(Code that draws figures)

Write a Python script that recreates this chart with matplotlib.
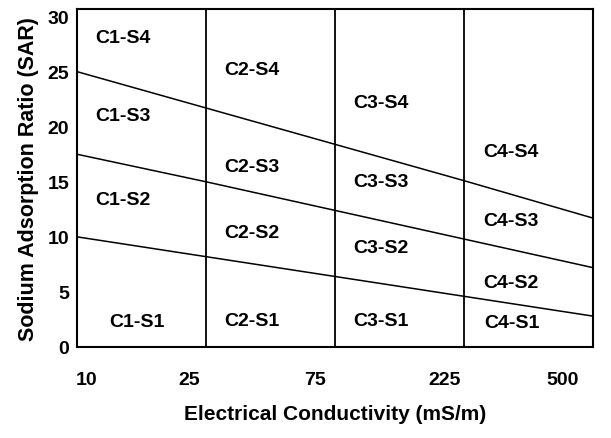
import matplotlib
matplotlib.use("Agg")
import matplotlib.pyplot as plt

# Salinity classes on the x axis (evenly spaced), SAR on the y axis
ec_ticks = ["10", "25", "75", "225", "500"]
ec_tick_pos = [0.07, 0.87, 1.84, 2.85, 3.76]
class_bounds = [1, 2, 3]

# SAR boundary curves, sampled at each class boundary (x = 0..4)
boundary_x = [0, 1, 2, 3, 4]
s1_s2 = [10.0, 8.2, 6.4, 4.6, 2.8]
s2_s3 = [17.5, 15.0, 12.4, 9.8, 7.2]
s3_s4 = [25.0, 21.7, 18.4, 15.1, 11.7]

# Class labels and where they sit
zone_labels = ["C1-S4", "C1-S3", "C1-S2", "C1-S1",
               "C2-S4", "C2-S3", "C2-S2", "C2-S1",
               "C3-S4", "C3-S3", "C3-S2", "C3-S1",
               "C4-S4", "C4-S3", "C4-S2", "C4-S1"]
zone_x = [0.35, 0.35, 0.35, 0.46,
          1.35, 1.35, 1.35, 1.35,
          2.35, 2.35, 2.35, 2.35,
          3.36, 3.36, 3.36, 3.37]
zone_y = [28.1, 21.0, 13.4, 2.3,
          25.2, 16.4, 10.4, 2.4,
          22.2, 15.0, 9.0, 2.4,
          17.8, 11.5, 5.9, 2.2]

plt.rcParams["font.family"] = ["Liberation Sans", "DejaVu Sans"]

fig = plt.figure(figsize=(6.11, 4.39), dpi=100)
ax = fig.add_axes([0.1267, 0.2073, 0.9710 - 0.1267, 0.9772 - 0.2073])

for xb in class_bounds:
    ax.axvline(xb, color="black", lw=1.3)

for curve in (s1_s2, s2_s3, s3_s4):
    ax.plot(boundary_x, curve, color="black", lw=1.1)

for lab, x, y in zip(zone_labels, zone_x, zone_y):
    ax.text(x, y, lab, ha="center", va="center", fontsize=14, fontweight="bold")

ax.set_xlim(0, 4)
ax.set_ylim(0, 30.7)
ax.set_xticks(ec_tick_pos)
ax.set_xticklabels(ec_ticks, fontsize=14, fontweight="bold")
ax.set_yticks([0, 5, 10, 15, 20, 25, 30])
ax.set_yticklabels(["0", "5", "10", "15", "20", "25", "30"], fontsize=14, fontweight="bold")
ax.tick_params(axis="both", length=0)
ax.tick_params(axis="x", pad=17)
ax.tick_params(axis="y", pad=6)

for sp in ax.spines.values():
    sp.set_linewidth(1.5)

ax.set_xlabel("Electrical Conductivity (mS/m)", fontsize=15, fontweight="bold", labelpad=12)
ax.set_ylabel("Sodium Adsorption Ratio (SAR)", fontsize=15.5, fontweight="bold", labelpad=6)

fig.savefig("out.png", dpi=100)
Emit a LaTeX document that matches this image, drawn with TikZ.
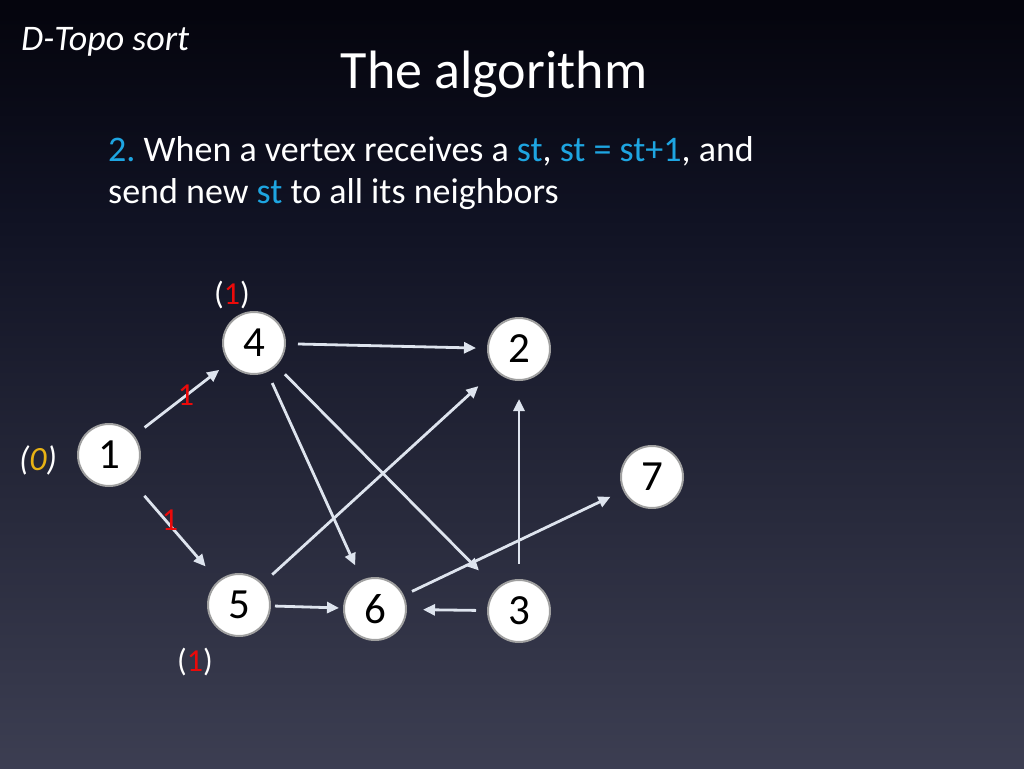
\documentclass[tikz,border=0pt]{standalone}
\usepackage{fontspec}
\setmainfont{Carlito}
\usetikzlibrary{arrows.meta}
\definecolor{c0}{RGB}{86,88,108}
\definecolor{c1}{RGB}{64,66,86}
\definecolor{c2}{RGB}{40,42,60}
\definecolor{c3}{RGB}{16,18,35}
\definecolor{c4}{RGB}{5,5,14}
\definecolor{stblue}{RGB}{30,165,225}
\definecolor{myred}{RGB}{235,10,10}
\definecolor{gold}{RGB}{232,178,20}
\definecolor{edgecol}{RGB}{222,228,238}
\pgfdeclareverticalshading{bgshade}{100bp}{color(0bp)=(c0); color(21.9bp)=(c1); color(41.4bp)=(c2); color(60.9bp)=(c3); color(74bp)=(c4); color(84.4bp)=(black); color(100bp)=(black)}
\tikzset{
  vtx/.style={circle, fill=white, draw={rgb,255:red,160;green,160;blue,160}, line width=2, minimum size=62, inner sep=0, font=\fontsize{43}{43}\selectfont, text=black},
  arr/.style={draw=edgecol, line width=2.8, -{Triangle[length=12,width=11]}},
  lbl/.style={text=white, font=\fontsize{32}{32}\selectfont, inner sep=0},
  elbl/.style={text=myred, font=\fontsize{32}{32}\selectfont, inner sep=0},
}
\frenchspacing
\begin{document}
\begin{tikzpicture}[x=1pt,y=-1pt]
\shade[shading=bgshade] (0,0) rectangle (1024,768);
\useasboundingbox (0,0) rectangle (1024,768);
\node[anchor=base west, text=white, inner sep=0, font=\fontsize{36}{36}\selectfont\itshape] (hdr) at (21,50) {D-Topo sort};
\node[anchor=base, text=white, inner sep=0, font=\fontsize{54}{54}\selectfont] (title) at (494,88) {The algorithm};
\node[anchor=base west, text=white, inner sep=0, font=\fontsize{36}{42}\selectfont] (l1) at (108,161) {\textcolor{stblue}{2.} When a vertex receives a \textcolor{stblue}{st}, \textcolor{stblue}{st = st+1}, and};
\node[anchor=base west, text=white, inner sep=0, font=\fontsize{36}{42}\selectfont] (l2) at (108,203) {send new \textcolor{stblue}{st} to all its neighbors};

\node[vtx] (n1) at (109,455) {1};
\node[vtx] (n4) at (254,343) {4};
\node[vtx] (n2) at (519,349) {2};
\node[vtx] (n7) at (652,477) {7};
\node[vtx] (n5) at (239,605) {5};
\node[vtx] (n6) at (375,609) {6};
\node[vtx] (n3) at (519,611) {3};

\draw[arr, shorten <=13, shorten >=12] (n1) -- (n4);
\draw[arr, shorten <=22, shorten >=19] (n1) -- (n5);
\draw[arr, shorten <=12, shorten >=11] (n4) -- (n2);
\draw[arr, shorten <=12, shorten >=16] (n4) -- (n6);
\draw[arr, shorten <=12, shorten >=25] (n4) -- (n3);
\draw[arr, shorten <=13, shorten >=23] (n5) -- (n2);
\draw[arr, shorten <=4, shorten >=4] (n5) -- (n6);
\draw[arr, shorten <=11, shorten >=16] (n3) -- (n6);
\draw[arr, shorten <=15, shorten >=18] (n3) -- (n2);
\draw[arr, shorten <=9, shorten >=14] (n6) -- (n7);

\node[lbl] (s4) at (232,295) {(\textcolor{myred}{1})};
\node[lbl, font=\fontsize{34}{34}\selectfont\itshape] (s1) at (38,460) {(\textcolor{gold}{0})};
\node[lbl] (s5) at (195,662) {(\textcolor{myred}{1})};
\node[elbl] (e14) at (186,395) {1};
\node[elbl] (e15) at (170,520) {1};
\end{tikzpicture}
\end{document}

OBJECTIVE -
Copy every record above exactly, leaving out any pictures.

SOLUTION -
Write a Python script that recreates this chart with matplotlib.
import matplotlib
matplotlib.use("Agg")
import matplotlib.pyplot as plt

# Salinity classes on the x axis (evenly spaced), SAR on the y axis
ec_ticks = ["10", "25", "75", "225", "500"]
ec_tick_pos = [0.07, 0.87, 1.84, 2.85, 3.76]
class_bounds = [1, 2, 3]

# SAR boundary curves, sampled at each class boundary (x = 0..4)
boundary_x = [0, 1, 2, 3, 4]
s1_s2 = [10.0, 8.2, 6.4, 4.6, 2.8]
s2_s3 = [17.5, 15.0, 12.4, 9.8, 7.2]
s3_s4 = [25.0, 21.7, 18.4, 15.1, 11.7]

# Class labels and where they sit
zone_labels = ["C1-S4", "C1-S3", "C1-S2", "C1-S1",
               "C2-S4", "C2-S3", "C2-S2", "C2-S1",
               "C3-S4", "C3-S3", "C3-S2", "C3-S1",
               "C4-S4", "C4-S3", "C4-S2", "C4-S1"]
zone_x = [0.35, 0.35, 0.35, 0.46,
          1.35, 1.35, 1.35, 1.35,
          2.35, 2.35, 2.35, 2.35,
          3.36, 3.36, 3.36, 3.37]
zone_y = [28.1, 21.0, 13.4, 2.3,
          25.2, 16.4, 10.4, 2.4,
          22.2, 15.0, 9.0, 2.4,
          17.8, 11.5, 5.9, 2.2]

plt.rcParams["font.family"] = ["Liberation Sans", "DejaVu Sans"]

fig = plt.figure(figsize=(6.11, 4.39), dpi=100)
ax = fig.add_axes([0.1267, 0.2073, 0.9710 - 0.1267, 0.9772 - 0.2073])

for xb in class_bounds:
    ax.axvline(xb, color="black", lw=1.3)

for curve in (s1_s2, s2_s3, s3_s4):
    ax.plot(boundary_x, curve, color="black", lw=1.1)

for lab, x, y in zip(zone_labels, zone_x, zone_y):
    ax.text(x, y, lab, ha="center", va="center", fontsize=14, fontweight="bold")

ax.set_xlim(0, 4)
ax.set_ylim(0, 30.7)
ax.set_xticks(ec_tick_pos)
ax.set_xticklabels(ec_ticks, fontsize=14, fontweight="bold")
ax.set_yticks([0, 5, 10, 15, 20, 25, 30])
ax.set_yticklabels(["0", "5", "10", "15", "20", "25", "30"], fontsize=14, fontweight="bold")
ax.tick_params(axis="both", length=0)
ax.tick_params(axis="x", pad=17)
ax.tick_params(axis="y", pad=6)

for sp in ax.spines.values():
    sp.set_linewidth(1.5)

ax.set_xlabel("Electrical Conductivity (mS/m)", fontsize=15, fontweight="bold", labelpad=12)
ax.set_ylabel("Sodium Adsorption Ratio (SAR)", fontsize=15.5, fontweight="bold", labelpad=6)

fig.savefig("out.png", dpi=100)
Emit a LaTeX document that matches this image, drawn with TikZ.
\documentclass[tikz,border=0pt]{standalone}
\usepackage{fontspec}
\setmainfont{Carlito}
\usetikzlibrary{arrows.meta}
\definecolor{c0}{RGB}{86,88,108}
\definecolor{c1}{RGB}{64,66,86}
\definecolor{c2}{RGB}{40,42,60}
\definecolor{c3}{RGB}{16,18,35}
\definecolor{c4}{RGB}{5,5,14}
\definecolor{stblue}{RGB}{30,165,225}
\definecolor{myred}{RGB}{235,10,10}
\definecolor{gold}{RGB}{232,178,20}
\definecolor{edgecol}{RGB}{222,228,238}
\pgfdeclareverticalshading{bgshade}{100bp}{color(0bp)=(c0); color(21.9bp)=(c1); color(41.4bp)=(c2); color(60.9bp)=(c3); color(74bp)=(c4); color(84.4bp)=(black); color(100bp)=(black)}
\tikzset{
  vtx/.style={circle, fill=white, draw={rgb,255:red,160;green,160;blue,160}, line width=2, minimum size=62, inner sep=0, font=\fontsize{43}{43}\selectfont, text=black},
  arr/.style={draw=edgecol, line width=2.8, -{Triangle[length=12,width=11]}},
  lbl/.style={text=white, font=\fontsize{32}{32}\selectfont, inner sep=0},
  elbl/.style={text=myred, font=\fontsize{32}{32}\selectfont, inner sep=0},
}
\frenchspacing
\begin{document}
\begin{tikzpicture}[x=1pt,y=-1pt]
\shade[shading=bgshade] (0,0) rectangle (1024,768);
\useasboundingbox (0,0) rectangle (1024,768);
\node[anchor=base west, text=white, inner sep=0, font=\fontsize{36}{36}\selectfont\itshape] (hdr) at (21,50) {D-Topo sort};
\node[anchor=base, text=white, inner sep=0, font=\fontsize{54}{54}\selectfont] (title) at (494,88) {The algorithm};
\node[anchor=base west, text=white, inner sep=0, font=\fontsize{36}{42}\selectfont] (l1) at (108,161) {\textcolor{stblue}{2.} When a vertex receives a \textcolor{stblue}{st}, \textcolor{stblue}{st = st+1}, and};
\node[anchor=base west, text=white, inner sep=0, font=\fontsize{36}{42}\selectfont] (l2) at (108,203) {send new \textcolor{stblue}{st} to all its neighbors};

\node[vtx] (n1) at (109,455) {1};
\node[vtx] (n4) at (254,343) {4};
\node[vtx] (n2) at (519,349) {2};
\node[vtx] (n7) at (652,477) {7};
\node[vtx] (n5) at (239,605) {5};
\node[vtx] (n6) at (375,609) {6};
\node[vtx] (n3) at (519,611) {3};

\draw[arr, shorten <=13, shorten >=12] (n1) -- (n4);
\draw[arr, shorten <=22, shorten >=19] (n1) -- (n5);
\draw[arr, shorten <=12, shorten >=11] (n4) -- (n2);
\draw[arr, shorten <=12, shorten >=16] (n4) -- (n6);
\draw[arr, shorten <=12, shorten >=25] (n4) -- (n3);
\draw[arr, shorten <=13, shorten >=23] (n5) -- (n2);
\draw[arr, shorten <=4, shorten >=4] (n5) -- (n6);
\draw[arr, shorten <=11, shorten >=16] (n3) -- (n6);
\draw[arr, shorten <=15, shorten >=18] (n3) -- (n2);
\draw[arr, shorten <=9, shorten >=14] (n6) -- (n7);

\node[lbl] (s4) at (232,295) {(\textcolor{myred}{1})};
\node[lbl, font=\fontsize{34}{34}\selectfont\itshape] (s1) at (38,460) {(\textcolor{gold}{0})};
\node[lbl] (s5) at (195,662) {(\textcolor{myred}{1})};
\node[elbl] (e14) at (186,395) {1};
\node[elbl] (e15) at (170,520) {1};
\end{tikzpicture}
\end{document}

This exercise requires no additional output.